Dogs dream just like us -- study


Have you ever looked at a sleepy pup and wondered just what was going on inside that fuzzy noggin? New research suggests they dream just like humans do.

Genetically and physically, we're about 95 percent identical to our furry companions, so it's not surprising that we've got a lot in common, professor of behavioural pharmacology and animal behaviour Dr Nicholas Dodman says.

Previous research has confirmed dogs dream, but the new study has more implications about how they dream, and what they dream of.

And just like humans, dogs can often dream of their doggy days.

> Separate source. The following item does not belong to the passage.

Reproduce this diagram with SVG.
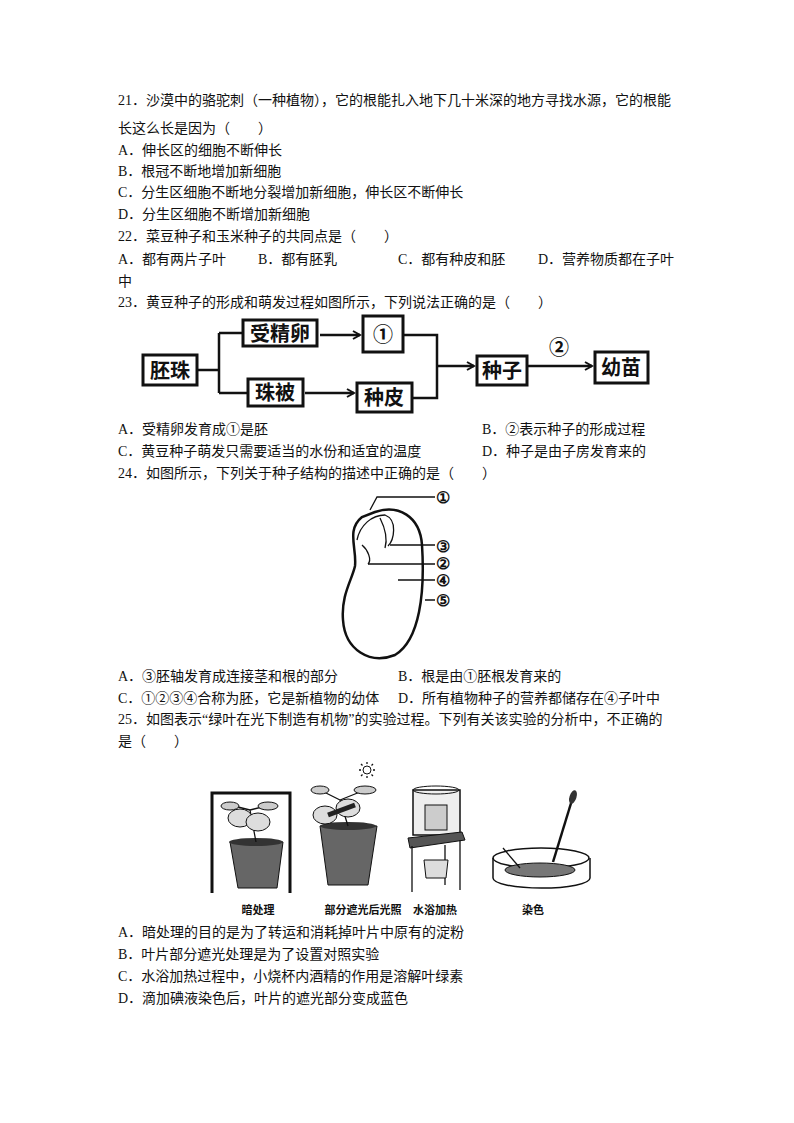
<svg xmlns="http://www.w3.org/2000/svg" width="794" height="1123" viewBox="0 0 794 1123">
<style>
.t{font-family:"Liberation Serif","Noto Sans CJK SC",serif;font-size:14px;fill:#111}
.b{font-family:"Noto Sans CJK SC",sans-serif;font-size:20px;font-weight:bold;fill:#111}
.s{font-family:"Noto Sans CJK SC",sans-serif;font-size:11px;font-weight:bold;fill:#111}
.bx{fill:#fff;stroke:#111;stroke-width:3}
.ln{fill:none;stroke:#111;stroke-width:2.5}
.th{fill:none;stroke:#111;stroke-width:1.3}
</style>
<defs>
<marker id="ar" markerWidth="10" markerHeight="10" refX="8" refY="5" orient="auto" markerUnits="userSpaceOnUse"><path d="M1,1 L8,5 L1,9" fill="none" stroke="#111" stroke-width="2"/></marker>
</defs>
<rect width="794" height="1123" fill="#fff"/>
<g id="text">
<text class="t" x="118" y="105">21．沙漠中的骆驼刺（一种植物），它的根能扎入地下几十米深的地方寻找水源，它的根能</text>
<text class="t" x="118" y="133">长这么长是因为（　　）</text>
<text class="t" x="118" y="155">A．伸长区的细胞不断伸长</text>
<text class="t" x="118" y="176">B．根冠不断地增加新细胞</text>
<text class="t" x="118" y="197">C．分生区细胞不断地分裂增加新细胞，伸长区不断伸长</text>
<text class="t" x="118" y="219">D．分生区细胞不断增加新细胞</text>
<text class="t" x="118" y="241">22．菜豆种子和玉米种子的共同点是（　　）</text>
<text class="t" x="118" y="264">A．都有两片子叶</text>
<text class="t" x="258" y="264">B．都有胚乳</text>
<text class="t" x="398" y="264">C．都有种皮和胚</text>
<text class="t" x="538" y="264">D．营养物质都在子叶</text>
<text class="t" x="118" y="286">中</text>
<text class="t" x="118" y="307">23．黄豆种子的形成和萌发过程如图所示，下列说法正确的是（　　）</text>
<text class="t" x="118" y="434">A．受精卵发育成①是胚</text>
<text class="t" x="482" y="434">B．②表示种子的形成过程</text>
<text class="t" x="118" y="456">C．黄豆种子萌发只需要适当的水份和适宜的温度</text>
<text class="t" x="482" y="456">D．种子是由子房发育来的</text>
<text class="t" x="118" y="478">24．如图所示，下列关于种子结构的描述中正确的是（　　）</text>
<text class="t" x="118" y="681">A．③胚轴发育成连接茎和根的部分</text>
<text class="t" x="398" y="681">B．根是由①胚根发育来的</text>
<text class="t" x="118" y="703">C．①②③④合称为胚，它是新植物的幼体</text>
<text class="t" x="398" y="703">D．所有植物种子的营养都储存在④子叶中</text>
<text class="t" x="118" y="724">25．如图表示“绿叶在光下制造有机物”的实验过程。下列有关该实验的分析中，不正确的</text>
<text class="t" x="118" y="746">是（　　）</text>
<text class="t" x="118" y="937">A．暗处理的目的是为了转运和消耗掉叶片中原有的淀粉</text>
<text class="t" x="118" y="959">B．叶片部分遮光处理是为了设置对照实验</text>
<text class="t" x="118" y="981">C．水浴加热过程中，小烧杯内酒精的作用是溶解叶绿素</text>
<text class="t" x="118" y="1003">D．滴加碘液染色后，叶片的遮光部分变成蓝色</text>
</g>
<g id="connectors">
<path class="ln" d="M197,370 H219 M219,333 V393 M219,333 H243 M219,393 H248"/>
<path class="ln" d="M320,335 H360" marker-end="url(#ar)"/>
<path class="ln" d="M305,393 H354" marker-end="url(#ar)"/>
<path class="ln" d="M403,335 H437 V398 H412"/>
<path class="ln" d="M437,366 H474" marker-end="url(#ar)"/>
<path class="ln" d="M527,366 H592" marker-end="url(#ar)"/>
</g>
<g id="n-peizhu"><rect class="bx" x="143" y="355" width="54" height="30"/><text class="b" x="170" y="378" text-anchor="middle">胚珠</text></g>
<g id="n-shoujingluan"><rect class="bx" x="243" y="320" width="74" height="26"/><text class="b" x="280" y="341" text-anchor="middle">受精卵</text></g>
<g id="n-1"><rect class="bx" x="363" y="316" width="40" height="36"/><text class="b" x="383" y="342" text-anchor="middle">①</text></g>
<g id="n-zhubei"><rect class="bx" x="248" y="379" width="55" height="27"/><text class="b" x="275" y="400" text-anchor="middle">珠被</text></g>
<g id="n-zhongpi"><rect class="bx" x="357" y="383" width="55" height="29"/><text class="b" x="384" y="405" text-anchor="middle">种皮</text></g>
<g id="n-zhongzi"><rect class="bx" x="477" y="356" width="50" height="29"/><text class="b" x="502" y="378" text-anchor="middle">种子</text></g>
<g id="n-2"><text class="b" x="559" y="355" text-anchor="middle">②</text></g>
<g id="n-youmiao"><rect class="bx" x="595" y="352" width="53" height="31"/><text class="b" x="621" y="375" text-anchor="middle">幼苗</text></g>
<g id="seed">
<path d="M375,512 C398,504 420,516 422,545 C425,592 420,640 395,655 C370,665 345,650 343,620 C341,595 352,580 355,566 C357,548 346,530 362,517 Z" fill="none" stroke="#111" stroke-width="2.5"/>
<path class="th" d="M357,540 C360,525 372,515 385,515 C398,520 394,540 388,546 M380,518 C385,528 388,538 385,548 M362,545 C368,550 372,560 368,564"/>
<path class="th" d="M370,510 L377,497 H435 M390,545 H435 M368,564 H435 M398,580 H435 M425,600 H435"/>
<g font-family="Liberation Sans,sans-serif" font-size="16" font-weight="bold" text-anchor="middle" fill="#111">
<text x="443" y="503">①</text><text x="443" y="552">③</text><text x="443" y="569">②</text><text x="443" y="586">④</text><text x="443" y="606">⑤</text></g>
</g>
<g id="pic1">
<path d="M212,893 V793 H290 V893" fill="none" stroke="#111" stroke-width="3"/>
<path d="M230,842 H283 L277,888 H238 Z" fill="#666" stroke="#111"/>
<ellipse cx="256" cy="842" rx="27" ry="4" fill="#333"/>
<path class="th" d="M256,842 L250,810 M250,810 L230,805 M250,810 L270,805"/>
<ellipse cx="240" cy="818" rx="12" ry="9" fill="#ddd" stroke="#111"/><ellipse cx="258" cy="822" rx="12" ry="9" fill="#ddd" stroke="#111"/><ellipse cx="230" cy="806" rx="9" ry="4" fill="#ccc" stroke="#111"/><ellipse cx="268" cy="806" rx="10" ry="4" fill="#ccc" stroke="#111"/>
<text class="s" x="258" y="914" text-anchor="middle">暗处理</text>
</g>
<g id="pic2">
<path d="M320,826 H377 L368,885 H328 Z" fill="#666" stroke="#111"/>
<ellipse cx="348" cy="826" rx="28" ry="4" fill="#333"/>
<path class="th" d="M348,826 L340,800 M340,800 L320,790 M340,800 L365,790"/>
<ellipse cx="325" cy="815" rx="12" ry="9" fill="#ddd" stroke="#111"/><ellipse cx="348" cy="808" rx="12" ry="9" fill="#ddd" stroke="#111"/><ellipse cx="320" cy="790" rx="9" ry="4" fill="#ccc" stroke="#111"/><ellipse cx="365" cy="790" rx="11" ry="4" fill="#ccc" stroke="#111"/>
<path d="M328,815 L355,805" stroke="#222" stroke-width="5"/>
<circle cx="367" cy="770" r="4" fill="none" stroke="#111"/>
<path class="th" d="M367,762 V764 M367,776 V778 M359,770 H361 M373,770 H375 M361,764 L362.5,765.5 M371.5,774.5 L373,776 M373,764 L371.5,765.5 M362.5,774.5 L361,776"/>
<text class="s" x="363" y="914" text-anchor="middle">部分遮光后光照</text>
</g>
<g id="pic3">
<rect x="413" y="790" width="47" height="45" fill="#eee" stroke="#111" stroke-width="1.5"/>
<ellipse cx="436" cy="790" rx="23" ry="4" fill="none" stroke="#111"/>
<rect x="425" y="805" width="22" height="25" fill="#ccc" stroke="#111"/>
<path d="M408,838 L462,832 L465,840 L410,848 Z" fill="#555" stroke="#111"/>
<path class="th" d="M412,846 V892 M460,840 V890 M445,845 V885"/>
<path d="M424,860 H448 L446,878 H426 Z" fill="#ddd" stroke="#111"/>
<text class="s" x="435" y="914" text-anchor="middle">水浴加热</text>
</g>
<g id="pic4">
<path d="M493,858 V878 A48,10 0 0 0 590,878 V858" fill="none" stroke="#111" stroke-width="1.5"/>
<ellipse cx="541" cy="858" rx="48" ry="10" fill="none" stroke="#111" stroke-width="1.5"/>
<ellipse cx="540" cy="870" rx="35" ry="7" fill="#777" stroke="#111"/>
<path d="M553,862 L572,800" stroke="#111" stroke-width="2.5"/>
<ellipse cx="573" cy="797" rx="3.5" ry="7" fill="#333" transform="rotate(18 573 797)"/>
<path class="th" d="M503,848 L520,868"/>
<text class="s" x="533" y="914" text-anchor="middle">染色</text>
</g>
</svg>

As with humans, the dreaming occurs during periods of rapid eye movement (REM), where one's eyes rapidly move beneath the closed lids.

The length of time dogs spend in REM sleep changes based on their age and the size of the breed, the study has found.

For smaller dogs, they tend to dream more frequently, but have shorter dreams. Larger dogs have longer dreams, but they also dream less.

And puppies spend more of their sleep time in REM than adults.

Either way, they've both got us  beat -- adults dogs sleep for around 12 to 14 hours a day, considerably longer than is considered socially acceptable for people, and they can spend around 10-12 percent of their sleep time in REM.

If you see your pup twitching in its sleep, the scientists have found an explanation for that too.

Dr Stanley Coren, a professor emeritus of psychology at the University of British Columbia, told the Daily Mail there's a switch in the brain which tells our bodies we're asleep and stops our muscles from moving.

When the switch is weak, individuals can start to act out their dreams while still asleep.

"The same thing goes with dogs," Dr Coren says. "If their switch doesn't work that well you will see the dog running or snapping at something."

The scientists aren't entirely sure if all mammals dream in the way humans and dogs do, and further studies are needed.

Dr Coren says it's likely most mammals dream in some form.

"Cats dream, horses dream, but the nature of their dreams and cycles depend on the species.

"The most important thing about the fact dogs dream is that it demonstrates that not only is the dog's brains somewhat structurally similar to the way a human brain works, it probably functions the same way," Dr Coren says. "[It's] just a primitive human brain."

Primitive or not, it's good to know that great day in the park is playing on Rover's mind as much as it is yours.